Hosted by the soon-to-be-launched LF Climate Finance Foundation (LFCF), it will integrate data and analytical models.

Allianz, Amazon, Microsoft and S&P Global have already committed to be founding members of the LFCF. The planning team includes representatives from the World Wide Fund for Nature (WWF), Ceres and the Sustainability Accounting Standards Board (SASB).

In the first one or two years, the platform will focus on asset owners and provide climate data and analytics to address climate risk and opportunities aligned to different global warming scenarios in portfolios.

The platform will integrate predictive analytical tools on economic and physical climate risk scenarios, financial models and investment products to allow, initially asset owners, to manage climate-related risk and finance solutions across geography, sector and asset classes.

Key components of some commercial tools will be included in the platform under open source licences, an executive at OS-Climate told Expert Investor.

Open source tool

Investors have struggled to access quality and comparable climate-related data.

Udo Riese, global head of risk and monitoring at Allianz Investment Management (AIM) SE, and one of the presenters on the webinar, explained that among the challenges are the difficulty to access data, gather forward-looking information and overcome large gaps – also due to inconsistent data and methodologies of the providers.

“We see open source data as one option to reduce the problem,” he said, emphasising transparency and data reliability.

Riese added that finding one access point for integrated data is important for investors.

“We see many evolving standards from regulators, from framework providers, and an open data platform could help to align these standards and roll them out much more quickly,” Riese explained, pointing also to longer-term opportunities for investors to align targets, such as the warming scenario.

Michael Tiemann, an open source software pioneer and speaker on the webinar, explained that the community-based, open source approach is well-suited to create transparent, trustworthy and verifiable data.

He said that the tool offers flexibility and can be adapted to the needs of the users and works as a constantly improving “living body” which can be used in a proprietary way.

The OS-Climate executive continued: “All of the data and code contributed to LFCF will be publicly available at no cost under an open source initiative-approved licence or comparable permissive open source licence.

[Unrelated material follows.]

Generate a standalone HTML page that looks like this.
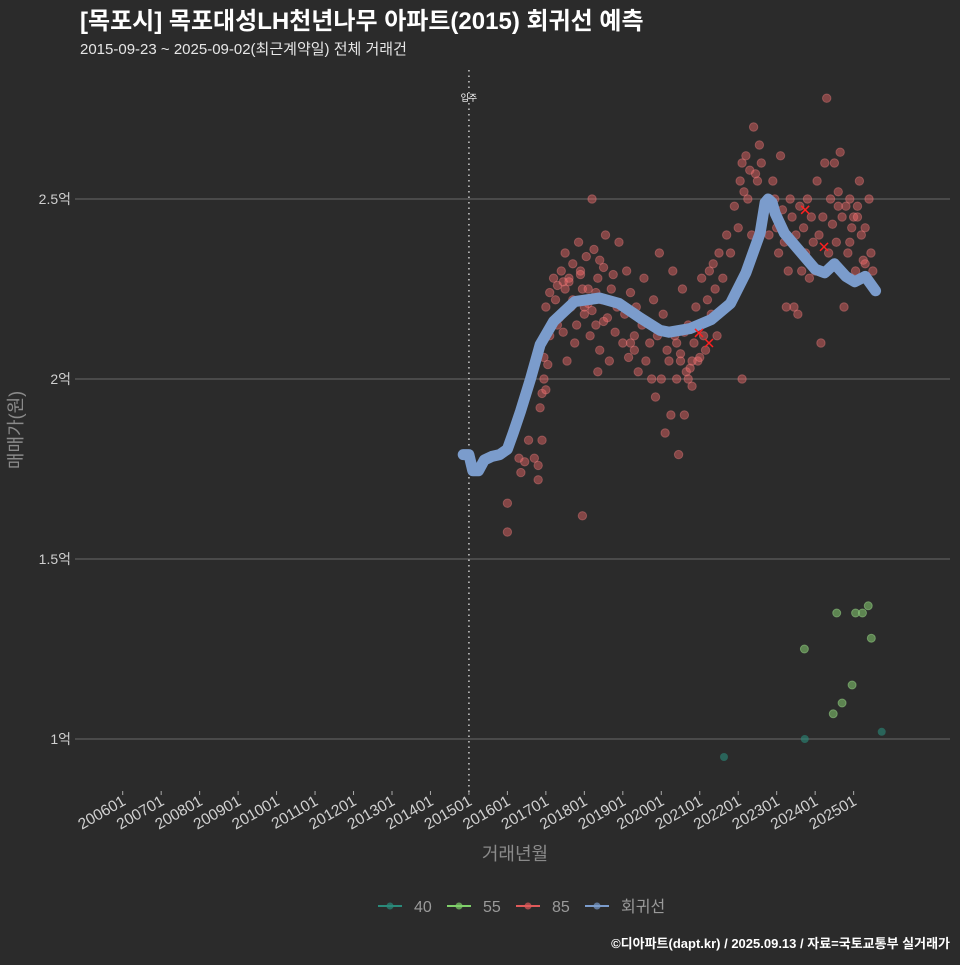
<!DOCTYPE html>
<html><head><meta charset="utf-8"><style>
html,body{margin:0;padding:0;background:#2b2b2b;}
body{width:960px;height:960px;overflow:hidden;font-family:"Liberation Sans","Noto Sans CJK KR",sans-serif;}
svg text{font-family:"Liberation Sans","Noto Sans CJK KR",sans-serif;}
</style></head><body>
<svg id="chart" width="960" height="960" xmlns="http://www.w3.org/2000/svg">
<rect width="960" height="960" fill="#2b2b2b"/>
<text x="80" y="29" fill="#ffffff" font-size="24" font-weight="bold">[목포시] 목포대성LH천년나무 아파트(2015) 회귀선 예측</text>
<text x="80" y="54" fill="#e6e6e6" font-size="15">2015-09-23 ~ 2025-09-02(최근계약일) 전체 거래건</text>
<g id="grid"></g>
<g id="yaxis"></g>
<g id="xaxis"></g>
<g id="marks"></g>
<text transform="translate(22,430) rotate(-90)" text-anchor="middle" fill="#8a8a8a" font-size="18">매매가(원)</text>
<text x="515" y="860" text-anchor="middle" fill="#8a8a8a" font-size="18">거래년월</text>
<g id="legend"></g>
<text x="950" y="948" text-anchor="end" fill="#ffffff" font-size="13" font-weight="bold">©디아파트(dapt.kr) / 2025.09.13 / 자료=국토교통부 실거래가</text>
</svg>
<script>
const yTicks=[1,1.5,2,2.5];
const yTickLabels=["1억","1.5억","2억","2.5억"];
const xTickYears=[2006,2007,2008,2009,2010,2011,2012,2013,2014,2015,2016,2017,2018,2019,2020,2021,2022,2023,2024,2025];
const xTickLabels=["200601","200701","200801","200901","201001","201101","201201","201301","201401","201501","201601","201701","201801","201901","202001","202101","202201","202301","202401","202501"];
const moveInYear=2015.0;
const s40Year=[2021.63,2023.73,2025.73];
const s40Val=[0.95,1.0,1.02];
const s55Year=[2023.72,2024.56,2025.05,2025.23,2025.38,2025.46,2024.96,2024.70,2024.47];
const s55Val=[1.25,1.35,1.35,1.35,1.37,1.28,1.15,1.10,1.07];
const s85Year=[2016.0,2016.0,2016.3,2016.35,2016.45,2016.55,2016.7,2016.8,2016.8,2016.9,2016.85,2016.9,2016.95,2017.0,2016.95,2017.05,2017.1,2017.0,2017.1,2017.2,2017.25,2017.3,2017.35,2017.4,2017.45,2017.5,2017.5,2017.55,2017.6,2017.65,2017.7,2017.75,2017.8,2017.85,2017.9,2017.95,2018.0,2018.05,2018.1,2018.15,2018.2,2018.25,2018.3,2018.35,2018.4,2018.45,2018.5,2018.55,2018.6,2018.65,2018.7,2018.75,2018.8,2018.85,2018.9,2019.0,2019.05,2019.1,2019.15,2019.2,2019.3,2019.35,2019.4,2019.5,2019.55,2019.6,2019.7,2019.75,2019.8,2019.85,2019.9,2019.95,2020.0,2020.05,2020.1,2020.15,2020.2,2020.25,2020.3,2020.35,2020.4,2020.45,2020.5,2020.55,2020.6,2020.65,2020.7,2020.75,2020.8,2020.85,2020.9,2020.95,2021.0,2021.05,2021.1,2021.15,2021.2,2021.25,2021.3,2021.35,2021.4,2021.45,2021.5,2021.6,2021.7,2021.8,2021.9,2022.0,2022.05,2022.1,2022.1,2022.15,2022.2,2022.25,2022.3,2022.4,2022.5,2022.55,2022.6,2022.65,2022.7,2022.8,2022.9,2022.95,2023.0,2023.05,2023.1,2023.15,2023.2,2023.25,2023.3,2023.35,2023.4,2023.45,2023.5,2023.55,2023.6,2023.65,2023.7,2023.75,2023.8,2023.85,2023.9,2023.95,2024.0,2024.05,2024.1,2024.15,2024.2,2024.25,2024.3,2024.35,2024.4,2024.45,2024.5,2024.55,2024.6,2024.65,2024.7,2024.75,2024.8,2024.85,2024.9,2024.95,2025.0,2025.05,2025.1,2025.15,2025.2,2025.25,2025.3,2025.35,2025.4,2025.45,2025.5,2017.95,2018.35,2019.3,2017.6,2017.7,2017.9,2018.1,2018.2,2018.4,2018.5,2020.4,2020.5,2020.6,2020.7,2020.8,2021.0,2017.3,2017.45,2018.0,2018.3,2019.6,2019.2,2024.6,2024.9,2025.1,2025.3,2022.45,2022.35];
const s85Val=[1.655,1.575,1.78,1.74,1.77,1.83,1.78,1.76,1.72,1.83,1.92,1.96,2.0,1.97,2.06,2.04,2.12,2.2,2.24,2.28,2.22,2.26,2.17,2.3,2.13,2.25,2.35,2.05,2.28,2.2,2.32,2.1,2.15,2.38,2.3,2.25,2.18,2.34,2.21,2.12,2.5,2.36,2.15,2.28,2.08,2.22,2.31,2.4,2.17,2.05,2.25,2.29,2.13,2.2,2.38,2.1,2.18,2.3,2.06,2.24,2.12,2.2,2.02,2.15,2.28,2.05,2.1,2.0,2.22,1.95,2.12,2.35,2.0,2.18,1.85,2.08,2.05,1.9,2.3,2.12,2.0,1.79,2.05,2.25,1.9,2.02,2.15,2.03,1.98,2.1,2.2,2.05,2.15,2.28,2.12,2.08,2.22,2.3,2.18,2.32,2.25,2.12,2.35,2.28,2.4,2.35,2.48,2.42,2.55,2.6,2.0,2.52,2.62,2.5,2.58,2.7,2.55,2.65,2.6,2.45,2.48,2.4,2.55,2.5,2.42,2.35,2.62,2.47,2.38,2.2,2.3,2.5,2.45,2.2,2.4,2.18,2.48,2.3,2.42,2.35,2.5,2.28,2.45,2.38,2.3,2.55,2.4,2.1,2.45,2.6,2.78,2.35,2.5,2.43,2.6,2.38,2.52,2.63,2.45,2.2,2.48,2.35,2.5,2.42,2.45,2.3,2.48,2.55,2.4,2.33,2.42,2.28,2.5,2.35,2.3,1.62,2.02,2.08,2.27,2.22,2.29,2.25,2.19,2.33,2.16,2.1,2.07,2.13,2.0,2.05,2.06,2.15,2.27,2.2,2.24,2.16,2.1,2.48,2.38,2.45,2.32,2.57,2.4];
const markYear=[2020.98,2021.24,2023.74,2024.23];
const markVal=[2.128,2.10,2.47,2.367];
const regYear=[2014.85,2015.0,2015.1,2015.25,2015.4,2015.6,2015.8,2016.0,2016.15,2016.34,2016.6,2016.85,2017.2,2017.75,2018.4,2018.9,2019.45,2019.97,2020.2,2020.75,2021.3,2021.8,2022.2,2022.57,2022.7,2022.78,2022.88,2022.96,2023.2,2023.6,2024.0,2024.25,2024.5,2024.8,2025.03,2025.3,2025.57];
const regVal=[1.79,1.79,1.745,1.745,1.775,1.785,1.79,1.805,1.85,1.91,2.0,2.095,2.16,2.215,2.225,2.21,2.17,2.135,2.13,2.14,2.165,2.21,2.295,2.405,2.49,2.5,2.49,2.46,2.405,2.355,2.305,2.295,2.32,2.285,2.27,2.285,2.245];

const NS="http://www.w3.org/2000/svg";
const X=y=>122.7+(y-2006)*38.47;
const Y=v=>739-(v-1)*360;
function mk(tag,attrs,parent){const e=document.createElementNS(NS,tag);for(const k in attrs)e.setAttribute(k,attrs[k]);parent.appendChild(e);return e;}
const grid=document.getElementById('grid'),ya=document.getElementById('yaxis'),xa=document.getElementById('xaxis'),marks=document.getElementById('marks'),lg=document.getElementById('legend');
yTicks.forEach((t,i)=>{
  const l=mk('line',{x1:75,x2:950,y1:Y(t),y2:Y(t),stroke:'#6a6a6a','stroke-width':1},grid);
  
  
  const tx=mk('text',{x:71,y:Y(t)+5,'text-anchor':'end',fill:'#cfcfcf','font-size':14},ya);
  tx.textContent=yTickLabels[i];
  
  
});
xTickYears.forEach((t,i)=>{
  const x=X(t);
  const l=mk('line',{x1:x,x2:x,y1:791,y2:795,stroke:'#aaa','stroke-width':1},xa);
  
  
  const tx=mk('text',{x:0,y:0,'text-anchor':'end',fill:'#d0d0d0','font-size':15.5,transform:`translate(${x+4},${804}) rotate(-30)`},xa);
  tx.textContent=xTickLabels[i];
  
  
});
const mv=mk('line',{x1:X(moveInYear),x2:X(moveInYear),y1:70,y2:793,stroke:'#cccccc','stroke-width':1.5,'stroke-dasharray':'1.5 4'},marks);


const mvt=mk('text',{x:X(moveInYear),y:101,'text-anchor':'middle',fill:'#ffffff','font-size':9},marks);
mvt.textContent='입주';


s40Year.forEach((y,i)=>{const c=mk('circle',{cx:X(y),cy:Y(s40Val[i]),r:4,fill:'#2a8a7a','fill-opacity':0.6},marks);
  
  });
s55Year.forEach((y,i)=>{const c=mk('circle',{cx:X(y),cy:Y(s55Val[i]),r:4,fill:'#7fbf6a','fill-opacity':0.6,stroke:'#9ad58a','stroke-opacity':0.5},marks);
  
  });
s85Year.forEach((y,i)=>{const c=mk('circle',{cx:X(y),cy:Y(s85Val[i]),r:4.2,fill:'#f06868','fill-opacity':0.45,stroke:'#ff8a8a','stroke-opacity':0.35,'stroke-width':1},marks);
  
  });
const d=regYear.map((y,i)=>(i?'L':'M')+X(y).toFixed(1)+','+Y(regVal[i]).toFixed(1)).join(' ');
const rp=mk('path',{d:d,fill:'none',stroke:'#7b9ccc','stroke-width':11,'stroke-linecap':'round','stroke-linejoin':'round'},marks);


markYear.forEach((y,i)=>{const cx=X(y),cy=Y(markVal[i]);
  const p=mk('path',{d:`M${cx-4},${cy-4}L${cx+4},${cy+4}M${cx-4},${cy+4}L${cx+4},${cy-4}`,stroke:'#ff2020','stroke-width':1.5},marks);
  
  });
const legItems=[['40','#2a8a7a'],['55','#7fd06a'],['85','#e05a5a'],['회귀선','#7b9ccc']];
const legX=[378,447,516,585];
legItems.forEach((it,i)=>{
  const g=mk('g',{},lg);
  
  
  mk('line',{x1:legX[i],x2:legX[i]+24,y1:906,y2:906,stroke:it[1],'stroke-width':2},g);
  mk('circle',{cx:legX[i]+12,cy:906,r:3.5,fill:it[1],'fill-opacity':0.7},g);
  const t=mk('text',{x:legX[i]+36,y:912,fill:'#9a9a9a','font-size':16},g);
  t.textContent=it[0];
});
</script>
</body></html>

“For proprietary data, users will need a licence from a third-party provider.”

Functions of the tool

The tool will have a two-level analytical approach; scenario-based top-down analytics for portfolios, asset classes, sectors, countries, and bottom-up analytics for companies and their listed equities.

Lisa Eichler, co-head climate & ESG Solutions at Ortec Finance, explained that the top-down analytics will include different scenarios, such as the Inevitable Policy Response by the Principles for Responsible Investment and climate scenarios by the Network for Greening the Financial System (NGFS).

“For the disorderly transition, for example, equity returns in the US are quite significantly influenced by the financial sentiment shock,” she explained, whereas another scenario would be driven by the pricing in of extreme weather risks.

Shared development 

Jim Zemlin, executive director of the Linux Foundation, said: “The cost and complexity of analytics for climate-related investments require highly organised collaboration and resource sharing across hundreds of users and contributors.

“The LFCF will enable neutral governance, shared development costs and technical leadership from many of the world’s leading financial institutions, multilateral organisations, academia, governments and NGOs.”

Matthew Welch, president and chief operation officer of the Sustainability Accounting Standards Board (SASB) Foundation, commented: “LFCF’s OS-Climate platform enables analysis of how companies would perform on standardised, financially material metrics under various climate conditions and scenarios.”

Claus Stickler, co-managing director at AIM SE, said: “Allianz is committed to steering our investment portfolios to net-zero carbon emissions by 2050. High quality and reliable information about all the companies in which we are invested is the raw material for all decisions.

“Open source analytics and open climate data is a very promising way to support the financial industry in working with the investee companies to transition to carbon neutrality.”